Let $F:[0,1] \rightarrow [0,1]$ belong to $C^2([0,1])$ and verifies $F'(x)>0$ and $F''(x)>0$ for all $x \in (0,1)$.
Show that $F'(0) < 1$ (that the origin is an attractor point)
What I've come so far:
Expand $F'(x)$ through Taylor series around $0$:
$$F'(x) = F'(0)+F''(0)(x-0)$$ $$ F''(0) = \frac{F'(x)-F'(0)}{x}$$ Then if $F''(x)>0$ $\forall x \in (0,1)$: $$\frac{F'(x)-F'(0)}{x} > 0$$ $$F'(x) > F'(0)\space \space\forall x \in (0,1)$$ Assume $F'(0) \geq 1$ then $F'(x) > 1 \space \space \forall x \in (0,1)$
Expand $F(x)$ through Taylor series around $0$: $$ F(x) = F(0)+F'(0)(x-0)$$ $$F'(0) = \frac{F(x)-F(0)}{x} > 1$$ $$F(x) > x + F(0)$$ But since $F(x)$ must be bounded below by $x+F(0)$ and $F(x) \in [0,1]$, $x+F(0) \neq 0$ it would imply that $F(x) \in (0,1]$, so $F'(0)>1$
I'm not sure about this last argument which I think it's incorrect since assuming that $F'(0)<1$ I would get an upper bound of $F(x)$ with which I could use the same argument to refuse that $F'(0)<1$...
As mentioned in the comments, $$ F'(x) = F'(0)+F''(0)(x-0) $$ is wrong (unless $F'$ is linear). What you have (from the mean-value theorem) is that $$ F'(x) = F'(0)+F''(c)(x-0) $$ for some $c \in (0,x)$. For the same reason, $$ F(x) = F(0)+F'(0)(x-0) $$ is not correct in general.
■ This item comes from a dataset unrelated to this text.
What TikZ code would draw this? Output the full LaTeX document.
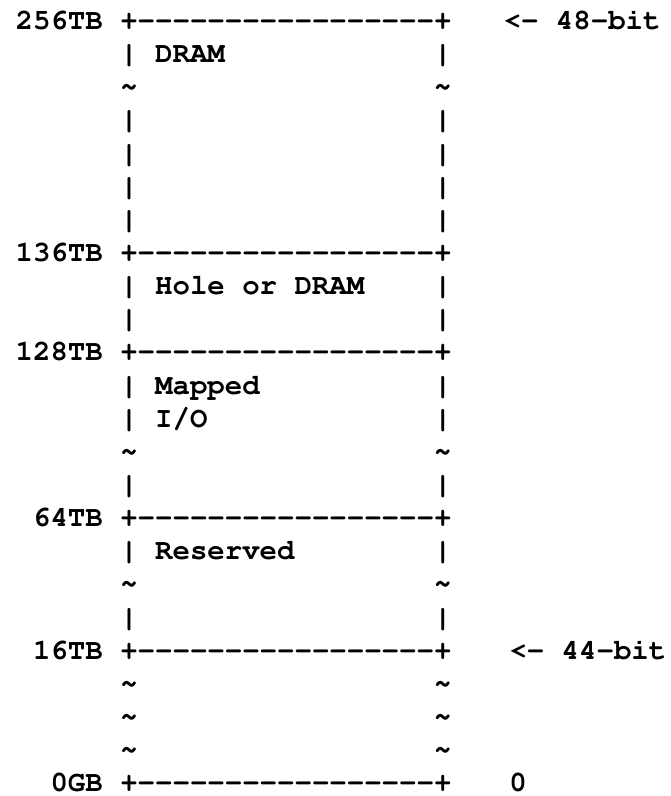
\documentclass[tikz,border=0pt]{standalone}
\usepackage[T1]{fontenc}
\renewcommand{\ttdefault}{pcr}
\usepackage{tikz}
\newcommand{\edgeline}{+-{}-{}-{}-{}-{}-{}-{}-{}-{}-{}-{}-{}-{}-{}-{}-{}-+}

\begin{document}
\begin{tikzpicture}[x=17.43pt,y=-33.14pt,
  ascii/.style={anchor=base west,inner sep=0pt,outer sep=0pt,
    font=\fontsize{29.05}{33}\selectfont\ttfamily\bfseries}]
\useasboundingbox (-0.901,-0.89) rectangle (37.54,23.13);
% addresses on the left
\node[ascii] (a256) at (0,0) {256TB};
\node[ascii] (a136) at (0,7) {136TB};
\node[ascii] (a128) at (0,10) {128TB};
\node[ascii] (a64) at (1,15) {64TB};
\node[ascii] (a16) at (1,19) {16TB};
\node[ascii] (a0) at (2,23) {0GB};
% region borders
\foreach \r in {0,7,10,15,19,23}
  \node[ascii] (edge\r) at (6,\r) {\edgeline};
% side walls
\foreach \r in {1,3,4,5,6,8,9,11,12,14,16,18} {
  \node[ascii] (lwall\r) at (6,\r) {|};
  \node[ascii] (rwall\r) at (24,\r) {|};
}
\foreach \r in {2,13,17,20,21,22} {
  \node[ascii] (lgap\r) at (6,\r) {\textasciitilde};
  \node[ascii] (rgap\r) at (24,\r) {\textasciitilde};
}
% region names
\node[ascii] (dram) at (8,1) {DRAM};
\node[ascii] (hole) at (8,8) {Hole or DRAM};
\node[ascii] (mapped) at (8,11) {Mapped};
\node[ascii] (io) at (8,12) {I/O};
\node[ascii] (resv) at (8,16) {Reserved};
% address widths on the right
\node[ascii] (bit48) at (28,0) {<- 48-bit};
\node[ascii] (bit44) at (28.33,19) {<- 44-bit};
\node[ascii] (zero) at (28.33,23) {0};
\end{tikzpicture}
\end{document}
But you can proceed as follows: Taylor's formula for $F$ on the interval $[0, 1]$ gives $$ 1 \ge F(1) = F(0) + (1-0) F'(0) + \frac 12 (1-0)^2 F''(c) \ge F'(0) + \frac 12 F''(c) > F'(0) $$ for some $c \in (0,1)$.
Alternatively, use the mean-value theorem to show that $$ 1 \ge \frac{F(1)-F(0)}{1-0} = F'(c) $$ for some $c \in (0,1)$, and that $F'$ is strictly increasing.